In the Advanced tab, users will find advanced configuration options, which can be used to better customize the analysis. The following options are available:
- Number of executions: the number of subsequent executions of the clustering process (to be used in conjunction with Random as “Assigntype” option). Among the executions, the one with the best result is kept.
- Initialize random generator with seed: if selected, a seed that sets the starting point in the sequence will be used during the randomization process.
- Maximum number of iterations: the maximum number of iterations of the k-means inside each execution of the clustering process.
- Keep attribute roles after task execution: if selected, input and output roles can be defined, overwriting the roles previously defined in the Data Manager.
- Minimum decrease in error value: the error value which corresponds to the average distance of each point from its corresponding centroid.
- Aggregate data before processing: if selected, identical patterns will be aggregated and considered as a single pattern during the evaluation process.
- Minimum number of occurrences: the minimum number of examples within the training set that must be characterized by a given tag in order to successfully pass the filtering phase.
- Filter patterns before clustering: if selected, data will be filtered. If not, all representative records will be included in the clustering process.
- Minimum dispersion coefficient: if the profile attribute values show a dispersion coefficient, (computed in relation to the desired central value) greater than the value entered here, the record will show irregular behavior that may compromise the results of the clustering procedure and will therefore be discarded.
- Append results: if selected, the results of this computation will be appended to the dataset. Otherwise, they will replace the results of previous computations.

The Monitor tab

Within this tab, users can view the properties of the new clusters. The Monitor tab is divided itself into two other tabs: the Elements tab and the Dispersion tab.

In the Elements tab, users can view a histogram describing each generated cluster.

On the X axis, users can visualize the clusters’ Range.
On the Y axis, users will visualize the counts, which is the number of clusters contained in the corresponding range.

By hovering over each bar, information on the following elements can be visualized:

Count: the number of clusters contained in the bar,
Range: the clusters’ range,
Percentage on tot: the percentage the cluster represents over the total number of clusters,
Percentage on bar: the percentage the cluster represents over the clusters contained in the bar.

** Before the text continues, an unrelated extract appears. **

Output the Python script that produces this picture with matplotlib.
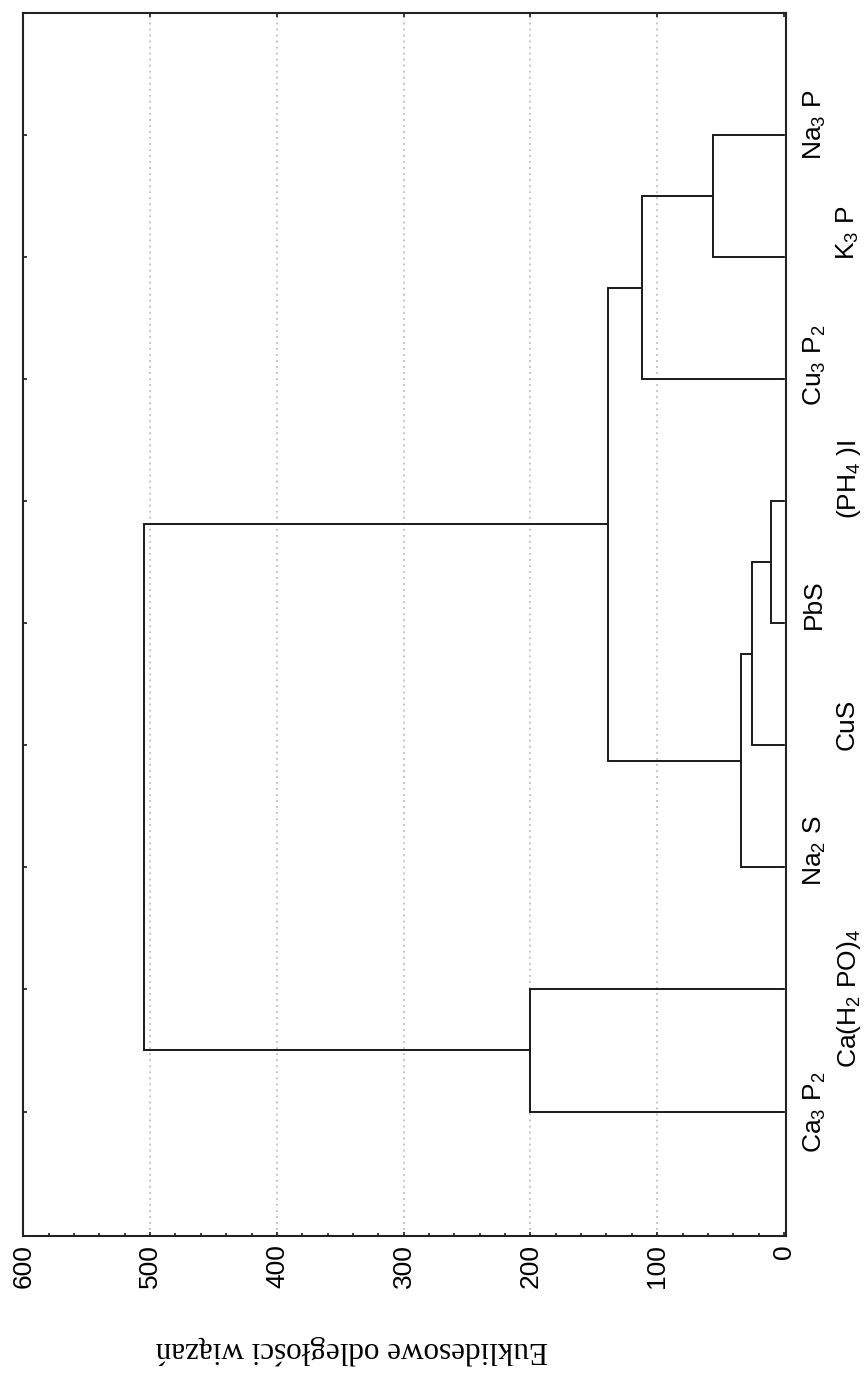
import matplotlib
matplotlib.use("Agg")
import matplotlib.pyplot as plt
from matplotlib.ticker import MultipleLocator, FixedLocator
from matplotlib.transforms import blended_transform_factory, offset_copy

plt.rcParams['font.family'] = ['Liberation Sans', 'DejaVu Sans']
plt.rcParams['mathtext.fontset'] = 'custom'
plt.rcParams['mathtext.rm'] = 'Liberation Sans'
plt.rcParams['mathtext.it'] = 'Liberation Sans:italic'
plt.rcParams['mathtext.bf'] = 'Liberation Sans:bold'
plt.rcParams['mathtext.default'] = 'regular'

# ---- data ----
leaf_labels = ["Na$_3$ P", "K$_3$ P", "Cu$_3$ P$_2$", "(PH$_4$ )I", "PbS",
               "CuS", "Na$_2$ S", "Ca(H$_2$ PO)$_4$", "Ca$_3$ P$_2$"]
# linkage: cluster ids 0..8 are leaves, new clusters numbered from 9
merge_a = [3, 9, 10, 0, 12, 13, 7, 14]
merge_b = [4, 5, 6, 1, 2, 11, 8, 15]
merge_height = [10, 25, 34, 56, 112, 139, 200, 505]
dist_ticks = [0, 100, 200, 300, 400, 500, 600]
axis_label = "Euklidesowe odległości wiązań"

# ---- figure ----
W, H = 868, 1373
fig = plt.figure(figsize=(W / 100, H / 100), dpi=100)
ax_l, ax_r, ax_t, ax_b = 22.7, 786.0, 13.0, 1236.0
ax = fig.add_axes([ax_l / W, (H - ax_b) / H, (ax_r - ax_l) / W, (ax_b - ax_t) / H])

line_col = '#1a1a1a'
n = len(leaf_labels)
pos = {i: float(i + 1) for i in range(n)}
hgt = {i: 0.0 for i in range(n)}
for k, (a, b, h) in enumerate(zip(merge_a, merge_b, merge_height)):
    ya, yb = pos[a], pos[b]
    ax.plot([hgt[a], h, h, hgt[b]], [ya, ya, yb, yb], color=line_col, lw=1.4,
            solid_joinstyle='miter', solid_capstyle='butt', zorder=3)
    pos[n + k] = (ya + yb) / 2
    hgt[n + k] = h

ax.set_xlim(600.5, -1.6)
ax.set_ylim(10.02, 0.0)

# grid
for v in dist_ticks[1:-1]:
    ax.axvline(v, color='#c6c6c6', lw=1.4, ls=(0, (1, 2.1)), zorder=1)

# ticks
ax.xaxis.set_major_locator(FixedLocator(dist_ticks))
ax.xaxis.set_minor_locator(MultipleLocator(20))
ax.set_xticklabels([str(t) for t in dist_ticks], rotation=90, fontsize=19)
ax.tick_params(axis='x', which='major', direction='in', top=True, bottom=True,
               length=3, width=1.2, pad=6, color=line_col)
ax.tick_params(axis='x', which='minor', direction='in', top=False, bottom=True,
               length=2, width=1.2, color=line_col)
ax.set_yticks([pos[i] for i in range(n)])
ax.set_yticklabels([])
ax.tick_params(axis='y', which='major', direction='in', left=True, right=True,
               length=3, width=1.2, color=line_col)
for s in ax.spines.values():
    s.set_linewidth(1.5)
    s.set_color('#222222')

# leaf labels (staggered in two columns)
col_x = [(802 - ax_l) / (ax_r - ax_l), (835 - ax_l) / (ax_r - ax_l)]
shift_px = [10, 24, 14, 22, 19, 21, 17, -9, -1]
btrans = blended_transform_factory(ax.transAxes, ax.transData)
for i, lab in enumerate(leaf_labels):
    tr = offset_copy(btrans, fig=fig, x=0, y=shift_px[i], units='dots')
    ax.text(col_x[i % 2], pos[i], lab, rotation=90, ha='left', va='center',
            fontsize=19, transform=tr, clip_on=False)

# axis label, upside down, serif; fit width to ~393 px
lbl = fig.text(352 / W, 1 - 1350 / H, axis_label, rotation=180, ha='center', va='center',
               family=['Liberation Serif', 'DejaVu Serif'], fontsize=20)
fig.canvas.draw()
w = lbl.get_window_extent(fig.canvas.get_renderer()).width
lbl.set_fontsize(20 * 393 / w)

fig.savefig("out.png", dpi=100)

Within the Dispersion tab, the dispersion coefficient can be visualized.

On the X axis, users can visualize the dispersion’s Range.
On the Y axis, users will visualize the counts, which is the number of clusters which have the corresponding dispersion range.

By hovering over each bar, information on the following elements can be visualized:

Information such as Count, Range, and Percentage on tot will be displayed by hovering on one bar displayed in the tab.

The Clusters tab

The Clusters tab contains a spreadsheet displaying the values of the profile attributes for the centroids of the generated clusters, along with the number of elements and the dispersion coefficient for each of them.

The following additional columns are displayed:

the columns cluster(attribute_name) refer to a specific tag included in some patterns of the training set,
the column cluster contains the index of the cluster,
the column nelem contains the number of elements which make up the cluster,
the column disp contains the dispersion coefficient.

The Results tab

In the Results tab, users can visualize computation information and details. This tab is divided into two panes, the General Info and the Result Quantities panes.

The General Info pane contains the following details:

Task label
Elapsed time (sec)

The Result Quantities pane contains information on the results, for more details on the displayed quantities go to the corresponding task’s page.